## What you have to do
Take the data below and repeat it exactly.
━━━━━━
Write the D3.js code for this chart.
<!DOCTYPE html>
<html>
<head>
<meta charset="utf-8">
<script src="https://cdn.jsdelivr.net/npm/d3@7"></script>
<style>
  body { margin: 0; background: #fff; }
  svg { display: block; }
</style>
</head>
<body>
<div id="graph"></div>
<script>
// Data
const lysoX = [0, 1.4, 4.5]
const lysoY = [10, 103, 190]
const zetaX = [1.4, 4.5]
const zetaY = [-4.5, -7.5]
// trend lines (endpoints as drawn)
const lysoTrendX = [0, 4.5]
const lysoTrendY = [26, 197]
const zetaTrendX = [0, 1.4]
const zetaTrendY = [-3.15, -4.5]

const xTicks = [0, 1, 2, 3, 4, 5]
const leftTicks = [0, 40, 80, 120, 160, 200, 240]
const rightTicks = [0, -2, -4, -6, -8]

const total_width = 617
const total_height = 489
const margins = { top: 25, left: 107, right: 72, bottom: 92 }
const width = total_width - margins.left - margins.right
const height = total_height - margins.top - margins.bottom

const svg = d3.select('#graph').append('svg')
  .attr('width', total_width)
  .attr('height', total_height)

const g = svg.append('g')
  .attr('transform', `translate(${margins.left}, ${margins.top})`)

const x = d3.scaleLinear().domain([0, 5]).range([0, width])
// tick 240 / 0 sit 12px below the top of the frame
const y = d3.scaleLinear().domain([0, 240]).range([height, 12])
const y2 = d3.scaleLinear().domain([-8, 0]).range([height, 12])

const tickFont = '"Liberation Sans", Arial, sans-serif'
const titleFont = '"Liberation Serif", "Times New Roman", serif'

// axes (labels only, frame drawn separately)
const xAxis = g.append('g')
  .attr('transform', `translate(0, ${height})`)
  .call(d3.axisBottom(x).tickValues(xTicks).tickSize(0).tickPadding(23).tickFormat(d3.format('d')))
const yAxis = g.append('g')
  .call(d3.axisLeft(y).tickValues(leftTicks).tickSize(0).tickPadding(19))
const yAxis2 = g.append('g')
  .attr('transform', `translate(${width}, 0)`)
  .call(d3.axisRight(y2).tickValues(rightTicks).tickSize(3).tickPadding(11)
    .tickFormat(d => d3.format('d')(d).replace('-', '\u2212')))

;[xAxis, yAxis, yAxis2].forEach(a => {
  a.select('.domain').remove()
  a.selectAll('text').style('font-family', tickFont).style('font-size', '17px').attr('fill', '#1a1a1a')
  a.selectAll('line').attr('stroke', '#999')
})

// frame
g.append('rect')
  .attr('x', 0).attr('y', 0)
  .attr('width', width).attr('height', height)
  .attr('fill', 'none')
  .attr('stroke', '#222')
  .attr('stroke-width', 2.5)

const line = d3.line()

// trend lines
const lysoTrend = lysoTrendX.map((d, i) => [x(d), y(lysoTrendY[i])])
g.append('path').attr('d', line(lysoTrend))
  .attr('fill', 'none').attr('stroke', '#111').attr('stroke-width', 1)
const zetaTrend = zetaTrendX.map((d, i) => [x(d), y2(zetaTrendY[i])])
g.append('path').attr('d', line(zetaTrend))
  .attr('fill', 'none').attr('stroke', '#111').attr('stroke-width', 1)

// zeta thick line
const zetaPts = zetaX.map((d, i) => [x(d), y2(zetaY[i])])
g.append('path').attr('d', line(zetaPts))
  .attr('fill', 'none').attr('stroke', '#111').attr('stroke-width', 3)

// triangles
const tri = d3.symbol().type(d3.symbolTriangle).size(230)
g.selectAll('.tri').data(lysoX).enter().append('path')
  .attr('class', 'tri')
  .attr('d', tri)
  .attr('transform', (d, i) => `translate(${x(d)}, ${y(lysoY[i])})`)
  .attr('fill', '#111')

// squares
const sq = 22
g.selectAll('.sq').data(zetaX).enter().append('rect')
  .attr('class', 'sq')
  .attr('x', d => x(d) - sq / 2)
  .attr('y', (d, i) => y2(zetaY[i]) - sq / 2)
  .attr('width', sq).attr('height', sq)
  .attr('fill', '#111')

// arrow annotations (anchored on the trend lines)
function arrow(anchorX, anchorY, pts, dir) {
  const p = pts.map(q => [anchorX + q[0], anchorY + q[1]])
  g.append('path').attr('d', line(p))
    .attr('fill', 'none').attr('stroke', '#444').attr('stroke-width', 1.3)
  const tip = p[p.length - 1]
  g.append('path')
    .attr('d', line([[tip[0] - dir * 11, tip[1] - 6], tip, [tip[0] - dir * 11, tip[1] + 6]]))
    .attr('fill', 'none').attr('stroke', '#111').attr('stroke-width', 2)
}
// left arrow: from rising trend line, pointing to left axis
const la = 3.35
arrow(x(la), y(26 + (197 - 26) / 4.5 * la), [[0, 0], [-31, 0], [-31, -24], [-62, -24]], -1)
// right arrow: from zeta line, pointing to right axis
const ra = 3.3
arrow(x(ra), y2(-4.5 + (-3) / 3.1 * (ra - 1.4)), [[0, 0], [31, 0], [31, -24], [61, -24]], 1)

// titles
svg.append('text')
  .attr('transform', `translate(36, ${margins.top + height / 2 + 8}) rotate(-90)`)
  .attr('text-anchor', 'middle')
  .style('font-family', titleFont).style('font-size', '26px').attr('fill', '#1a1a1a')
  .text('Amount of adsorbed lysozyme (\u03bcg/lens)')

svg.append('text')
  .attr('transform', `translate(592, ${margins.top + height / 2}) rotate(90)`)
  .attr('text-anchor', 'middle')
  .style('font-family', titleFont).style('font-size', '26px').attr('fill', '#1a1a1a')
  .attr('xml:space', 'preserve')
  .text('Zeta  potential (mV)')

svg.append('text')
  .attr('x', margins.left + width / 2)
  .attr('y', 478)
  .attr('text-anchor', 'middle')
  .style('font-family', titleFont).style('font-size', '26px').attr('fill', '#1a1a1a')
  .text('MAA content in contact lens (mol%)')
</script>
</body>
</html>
━━━━━━
## Correct answer
Write the D3.js code for this chart.
<!DOCTYPE html>
<html>
<head>
<meta charset="utf-8">
<script src="https://cdn.jsdelivr.net/npm/d3@7"></script>
<style>
  body { margin: 0; background: #fff; }
  svg { display: block; }
</style>
</head>
<body>
<div id="graph"></div>
<script>
// Data
const lysoX = [0, 1.4, 4.5]
const lysoY = [10, 103, 190]
const zetaX = [1.4, 4.5]
const zetaY = [-4.5, -7.5]
// trend lines (endpoints as drawn)
const lysoTrendX = [0, 4.5]
const lysoTrendY = [26, 197]
const zetaTrendX = [0, 1.4]
const zetaTrendY = [-3.15, -4.5]

const xTicks = [0, 1, 2, 3, 4, 5]
const leftTicks = [0, 40, 80, 120, 160, 200, 240]
const rightTicks = [0, -2, -4, -6, -8]

const total_width = 617
const total_height = 489
const margins = { top: 25, left: 107, right: 72, bottom: 92 }
const width = total_width - margins.left - margins.right
const height = total_height - margins.top - margins.bottom

const svg = d3.select('#graph').append('svg')
  .attr('width', total_width)
  .attr('height', total_height)

const g = svg.append('g')
  .attr('transform', `translate(${margins.left}, ${margins.top})`)

const x = d3.scaleLinear().domain([0, 5]).range([0, width])
// tick 240 / 0 sit 12px below the top of the frame
const y = d3.scaleLinear().domain([0, 240]).range([height, 12])
const y2 = d3.scaleLinear().domain([-8, 0]).range([height, 12])

const tickFont = '"Liberation Sans", Arial, sans-serif'
const titleFont = '"Liberation Serif", "Times New Roman", serif'

// axes (labels only, frame drawn separately)
const xAxis = g.append('g')
  .attr('transform', `translate(0, ${height})`)
  .call(d3.axisBottom(x).tickValues(xTicks).tickSize(0).tickPadding(23).tickFormat(d3.format('d')))
const yAxis = g.append('g')
  .call(d3.axisLeft(y).tickValues(leftTicks).tickSize(0).tickPadding(19))
const yAxis2 = g.append('g')
  .attr('transform', `translate(${width}, 0)`)
  .call(d3.axisRight(y2).tickValues(rightTicks).tickSize(3).tickPadding(11)
    .tickFormat(d => d3.format('d')(d).replace('-', '\u2212')))

;[xAxis, yAxis, yAxis2].forEach(a => {
  a.select('.domain').remove()
  a.selectAll('text').style('font-family', tickFont).style('font-size', '17px').attr('fill', '#1a1a1a')
  a.selectAll('line').attr('stroke', '#999')
})

// frame
g.append('rect')
  .attr('x', 0).attr('y', 0)
  .attr('width', width).attr('height', height)
  .attr('fill', 'none')
  .attr('stroke', '#222')
  .attr('stroke-width', 2.5)

const line = d3.line()

// trend lines
const lysoTrend = lysoTrendX.map((d, i) => [x(d), y(lysoTrendY[i])])
g.append('path').attr('d', line(lysoTrend))
  .attr('fill', 'none').attr('stroke', '#111').attr('stroke-width', 1)
const zetaTrend = zetaTrendX.map((d, i) => [x(d), y2(zetaTrendY[i])])
g.append('path').attr('d', line(zetaTrend))
  .attr('fill', 'none').attr('stroke', '#111').attr('stroke-width', 1)

// zeta thick line
const zetaPts = zetaX.map((d, i) => [x(d), y2(zetaY[i])])
g.append('path').attr('d', line(zetaPts))
  .attr('fill', 'none').attr('stroke', '#111').attr('stroke-width', 3)

// triangles
const tri = d3.symbol().type(d3.symbolTriangle).size(230)
g.selectAll('.tri').data(lysoX).enter().append('path')
  .attr('class', 'tri')
  .attr('d', tri)
  .attr('transform', (d, i) => `translate(${x(d)}, ${y(lysoY[i])})`)
  .attr('fill', '#111')

// squares
const sq = 22
g.selectAll('.sq').data(zetaX).enter().append('rect')
  .attr('class', 'sq')
  .attr('x', d => x(d) - sq / 2)
  .attr('y', (d, i) => y2(zetaY[i]) - sq / 2)
  .attr('width', sq).attr('height', sq)
  .attr('fill', '#111')

// arrow annotations (anchored on the trend lines)
function arrow(anchorX, anchorY, pts, dir) {
  const p = pts.map(q => [anchorX + q[0], anchorY + q[1]])
  g.append('path').attr('d', line(p))
    .attr('fill', 'none').attr('stroke', '#444').attr('stroke-width', 1.3)
  const tip = p[p.length - 1]
  g.append('path')
    .attr('d', line([[tip[0] - dir * 11, tip[1] - 6], tip, [tip[0] - dir * 11, tip[1] + 6]]))
    .attr('fill', 'none').attr('stroke', '#111').attr('stroke-width', 2)
}
// left arrow: from rising trend line, pointing to left axis
const la = 3.35
arrow(x(la), y(26 + (197 - 26) / 4.5 * la), [[0, 0], [-31, 0], [-31, -24], [-62, -24]], -1)
// right arrow: from zeta line, pointing to right axis
const ra = 3.3
arrow(x(ra), y2(-4.5 + (-3) / 3.1 * (ra - 1.4)), [[0, 0], [31, 0], [31, -24], [61, -24]], 1)

// titles
svg.append('text')
  .attr('transform', `translate(36, ${margins.top + height / 2 + 8}) rotate(-90)`)
  .attr('text-anchor', 'middle')
  .style('font-family', titleFont).style('font-size', '26px').attr('fill', '#1a1a1a')
  .text('Amount of adsorbed lysozyme (\u03bcg/lens)')

svg.append('text')
  .attr('transform', `translate(592, ${margins.top + height / 2}) rotate(90)`)
  .attr('text-anchor', 'middle')
  .style('font-family', titleFont).style('font-size', '26px').attr('fill', '#1a1a1a')
  .attr('xml:space', 'preserve')
  .text('Zeta  potential (mV)')

svg.append('text')
  .attr('x', margins.left + width / 2)
  .attr('y', 478)
  .attr('text-anchor', 'middle')
  .style('font-family', titleFont).style('font-size', '26px').attr('fill', '#1a1a1a')
  .text('MAA content in contact lens (mol%)')
</script>
</body>
</html>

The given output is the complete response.